* STATED PROBLEM *
Write out the data again exactly, skipping every picture.

════════════════════

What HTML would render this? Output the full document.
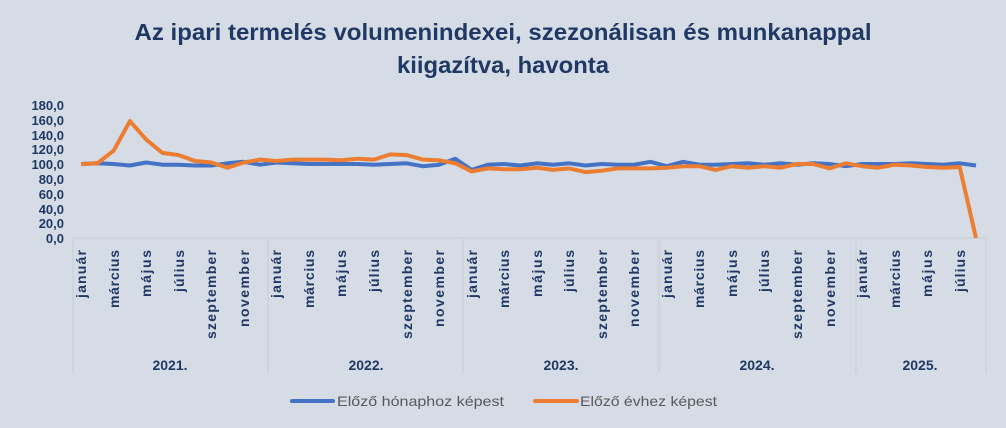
<!DOCTYPE html>
<html><head><meta charset="utf-8"><style>
body{margin:0;background:#d6dce5;}
svg{display:block;font-family:"Liberation Sans",sans-serif;}
.m{font-size:14px;font-weight:bold;fill:#1f3864;text-anchor:end;}
.y{font-size:13px;font-weight:bold;fill:#1f3864;text-anchor:end;}
.yr{font-size:14px;font-weight:bold;fill:#1f3864;text-anchor:middle;}
</style></head><body>
<svg width="1006" height="428" viewBox="0 0 1006 428">
<rect width="1006" height="428" fill="#d6dce5"/>
<text x="503" y="40" text-anchor="middle" font-size="23" font-weight="bold" fill="#1f3864" textLength="737" lengthAdjust="spacingAndGlyphs">Az ipari termelés volumenindexei, szezonálisan és munkanappal</text>
<text x="503" y="73" text-anchor="middle" font-size="23" font-weight="bold" fill="#1f3864" textLength="212" lengthAdjust="spacingAndGlyphs">kiigazítva, havonta</text>
<g class="y">
<text x="64" y="110">180,0</text><text x="64" y="125">160,0</text><text x="64" y="140">140,0</text><text x="64" y="154">120,0</text><text x="64" y="169">100,0</text><text x="64" y="184">80,0</text><text x="64" y="199">60,0</text><text x="64" y="214">40,0</text><text x="64" y="228">20,0</text><text x="64" y="243">0,0</text>
</g>
<g stroke="#c8ccd2" stroke-width="1" fill="none">
<line x1="73" y1="238" x2="986" y2="238"/>
<line x1="73" y1="238" x2="73" y2="373"/>
<line x1="268" y1="238" x2="268" y2="373"/>
<line x1="463" y1="238" x2="463" y2="373"/>
<line x1="659" y1="238" x2="659" y2="373"/>
<line x1="856" y1="238" x2="856" y2="373"/>
<line x1="986" y1="238" x2="986" y2="373"/>
</g>
<g class="m" lengthAdjust="spacingAndGlyphs">
<text transform="translate(86,250) rotate(-90)" textLength="48">január</text>
<text transform="translate(119,250) rotate(-90)" textLength="58">március</text>
<text transform="translate(151,250) rotate(-90)" textLength="47">május</text>
<text transform="translate(184,250) rotate(-90)" textLength="42">július</text>
<text transform="translate(216,250) rotate(-90)" textLength="89">szeptember</text>
<text transform="translate(249,250) rotate(-90)" textLength="77">november</text>
<text transform="translate(281,250) rotate(-90)" textLength="48">január</text>
<text transform="translate(314,250) rotate(-90)" textLength="58">március</text>
<text transform="translate(346,250) rotate(-90)" textLength="47">május</text>
<text transform="translate(379,250) rotate(-90)" textLength="42">július</text>
<text transform="translate(412,250) rotate(-90)" textLength="89">szeptember</text>
<text transform="translate(444,250) rotate(-90)" textLength="77">november</text>
<text transform="translate(477,250) rotate(-90)" textLength="48">január</text>
<text transform="translate(509,250) rotate(-90)" textLength="58">március</text>
<text transform="translate(542,250) rotate(-90)" textLength="47">május</text>
<text transform="translate(574,250) rotate(-90)" textLength="42">július</text>
<text transform="translate(607,250) rotate(-90)" textLength="89">szeptember</text>
<text transform="translate(639,250) rotate(-90)" textLength="77">november</text>
<text transform="translate(672,250) rotate(-90)" textLength="48">január</text>
<text transform="translate(704,250) rotate(-90)" textLength="58">március</text>
<text transform="translate(737,250) rotate(-90)" textLength="47">május</text>
<text transform="translate(769,250) rotate(-90)" textLength="42">július</text>
<text transform="translate(802,250) rotate(-90)" textLength="89">szeptember</text>
<text transform="translate(835,250) rotate(-90)" textLength="77">november</text>
<text transform="translate(867,250) rotate(-90)" textLength="48">január</text>
<text transform="translate(900,250) rotate(-90)" textLength="58">március</text>
<text transform="translate(932,250) rotate(-90)" textLength="47">május</text>
<text transform="translate(965,250) rotate(-90)" textLength="42">július</text>
</g>
<g class="yr">
<text x="170" y="370">2021.</text><text x="366" y="370">2022.</text><text x="561" y="370">2023.</text><text x="757" y="370">2024.</text><text x="920" y="370">2025.</text>
</g>
<polyline id="b" fill="none" stroke="#4472c4" stroke-width="4" stroke-linejoin="round"/>
<polyline id="o" fill="none" stroke="#ed7d31" stroke-width="4" stroke-linejoin="round"/>
<line x1="292" y1="401" x2="333" y2="401" stroke="#4472c4" stroke-width="4" stroke-linecap="round"/>
<text x="337" y="406" font-size="14" fill="#595959" textLength="167" lengthAdjust="spacingAndGlyphs">Előző hónaphoz képest</text>
<line x1="535" y1="401" x2="577" y2="401" stroke="#ed7d31" stroke-width="4" stroke-linecap="round"/>
<text x="580" y="406" font-size="14" fill="#595959" textLength="137" lengthAdjust="spacingAndGlyphs">Előző évhez képest</text>
</svg>
<script>
var B=[100,101,100,98,102,99,99,98,98,101,103,99,102,101,100,100,100,100,99,100,101,97,99,107,92,99,100,98,101,99,101,98,100,99,99,103,97,103,99,99,100,101,99,101,99,101,100,97,100,100,100,101,100,99,101,98];
var O=[100,101,118,158,133,115,112,104,102,95,102,106,104,106,106,106,105,107,106,113,112,106,105,101,90,94,93,93,95,92,94,89,91,94,94,94,95,97,97,92,97,95,97,95,100,100,94,101,97,95,99,98,96,95,96,0];
function pts(a){return a.map(function(v,i){return (81.1+16.27*i).toFixed(1)+","+(238-v*0.74).toFixed(1)}).join(" ")}
document.getElementById("b").setAttribute("points",pts(B));
document.getElementById("o").setAttribute("points",pts(O));
</script>
</body></html>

════════════════════

* THE RESPONSE *
What HTML would render this? Output the full document.
<!DOCTYPE html>
<html><head><meta charset="utf-8"><style>
body{margin:0;background:#d6dce5;}
svg{display:block;font-family:"Liberation Sans",sans-serif;}
.m{font-size:14px;font-weight:bold;fill:#1f3864;text-anchor:end;}
.y{font-size:13px;font-weight:bold;fill:#1f3864;text-anchor:end;}
.yr{font-size:14px;font-weight:bold;fill:#1f3864;text-anchor:middle;}
</style></head><body>
<svg width="1006" height="428" viewBox="0 0 1006 428">
<rect width="1006" height="428" fill="#d6dce5"/>
<text x="503" y="40" text-anchor="middle" font-size="23" font-weight="bold" fill="#1f3864" textLength="737" lengthAdjust="spacingAndGlyphs">Az ipari termelés volumenindexei, szezonálisan és munkanappal</text>
<text x="503" y="73" text-anchor="middle" font-size="23" font-weight="bold" fill="#1f3864" textLength="212" lengthAdjust="spacingAndGlyphs">kiigazítva, havonta</text>
<g class="y">
<text x="64" y="110">180,0</text><text x="64" y="125">160,0</text><text x="64" y="140">140,0</text><text x="64" y="154">120,0</text><text x="64" y="169">100,0</text><text x="64" y="184">80,0</text><text x="64" y="199">60,0</text><text x="64" y="214">40,0</text><text x="64" y="228">20,0</text><text x="64" y="243">0,0</text>
</g>
<g stroke="#c8ccd2" stroke-width="1" fill="none">
<line x1="73" y1="238" x2="986" y2="238"/>
<line x1="73" y1="238" x2="73" y2="373"/>
<line x1="268" y1="238" x2="268" y2="373"/>
<line x1="463" y1="238" x2="463" y2="373"/>
<line x1="659" y1="238" x2="659" y2="373"/>
<line x1="856" y1="238" x2="856" y2="373"/>
<line x1="986" y1="238" x2="986" y2="373"/>
</g>
<g class="m" lengthAdjust="spacingAndGlyphs">
<text transform="translate(86,250) rotate(-90)" textLength="48">január</text>
<text transform="translate(119,250) rotate(-90)" textLength="58">március</text>
<text transform="translate(151,250) rotate(-90)" textLength="47">május</text>
<text transform="translate(184,250) rotate(-90)" textLength="42">július</text>
<text transform="translate(216,250) rotate(-90)" textLength="89">szeptember</text>
<text transform="translate(249,250) rotate(-90)" textLength="77">november</text>
<text transform="translate(281,250) rotate(-90)" textLength="48">január</text>
<text transform="translate(314,250) rotate(-90)" textLength="58">március</text>
<text transform="translate(346,250) rotate(-90)" textLength="47">május</text>
<text transform="translate(379,250) rotate(-90)" textLength="42">július</text>
<text transform="translate(412,250) rotate(-90)" textLength="89">szeptember</text>
<text transform="translate(444,250) rotate(-90)" textLength="77">november</text>
<text transform="translate(477,250) rotate(-90)" textLength="48">január</text>
<text transform="translate(509,250) rotate(-90)" textLength="58">március</text>
<text transform="translate(542,250) rotate(-90)" textLength="47">május</text>
<text transform="translate(574,250) rotate(-90)" textLength="42">július</text>
<text transform="translate(607,250) rotate(-90)" textLength="89">szeptember</text>
<text transform="translate(639,250) rotate(-90)" textLength="77">november</text>
<text transform="translate(672,250) rotate(-90)" textLength="48">január</text>
<text transform="translate(704,250) rotate(-90)" textLength="58">március</text>
<text transform="translate(737,250) rotate(-90)" textLength="47">május</text>
<text transform="translate(769,250) rotate(-90)" textLength="42">július</text>
<text transform="translate(802,250) rotate(-90)" textLength="89">szeptember</text>
<text transform="translate(835,250) rotate(-90)" textLength="77">november</text>
<text transform="translate(867,250) rotate(-90)" textLength="48">január</text>
<text transform="translate(900,250) rotate(-90)" textLength="58">március</text>
<text transform="translate(932,250) rotate(-90)" textLength="47">május</text>
<text transform="translate(965,250) rotate(-90)" textLength="42">július</text>
</g>
<g class="yr">
<text x="170" y="370">2021.</text><text x="366" y="370">2022.</text><text x="561" y="370">2023.</text><text x="757" y="370">2024.</text><text x="920" y="370">2025.</text>
</g>
<polyline id="b" fill="none" stroke="#4472c4" stroke-width="4" stroke-linejoin="round"/>
<polyline id="o" fill="none" stroke="#ed7d31" stroke-width="4" stroke-linejoin="round"/>
<line x1="292" y1="401" x2="333" y2="401" stroke="#4472c4" stroke-width="4" stroke-linecap="round"/>
<text x="337" y="406" font-size="14" fill="#595959" textLength="167" lengthAdjust="spacingAndGlyphs">Előző hónaphoz képest</text>
<line x1="535" y1="401" x2="577" y2="401" stroke="#ed7d31" stroke-width="4" stroke-linecap="round"/>
<text x="580" y="406" font-size="14" fill="#595959" textLength="137" lengthAdjust="spacingAndGlyphs">Előző évhez képest</text>
</svg>
<script>
var B=[100,101,100,98,102,99,99,98,98,101,103,99,102,101,100,100,100,100,99,100,101,97,99,107,92,99,100,98,101,99,101,98,100,99,99,103,97,103,99,99,100,101,99,101,99,101,100,97,100,100,100,101,100,99,101,98];
var O=[100,101,118,158,133,115,112,104,102,95,102,106,104,106,106,106,105,107,106,113,112,106,105,101,90,94,93,93,95,92,94,89,91,94,94,94,95,97,97,92,97,95,97,95,100,100,94,101,97,95,99,98,96,95,96,0];
function pts(a){return a.map(function(v,i){return (81.1+16.27*i).toFixed(1)+","+(238-v*0.74).toFixed(1)}).join(" ")}
document.getElementById("b").setAttribute("points",pts(B));
document.getElementById("o").setAttribute("points",pts(O));
</script>
</body></html>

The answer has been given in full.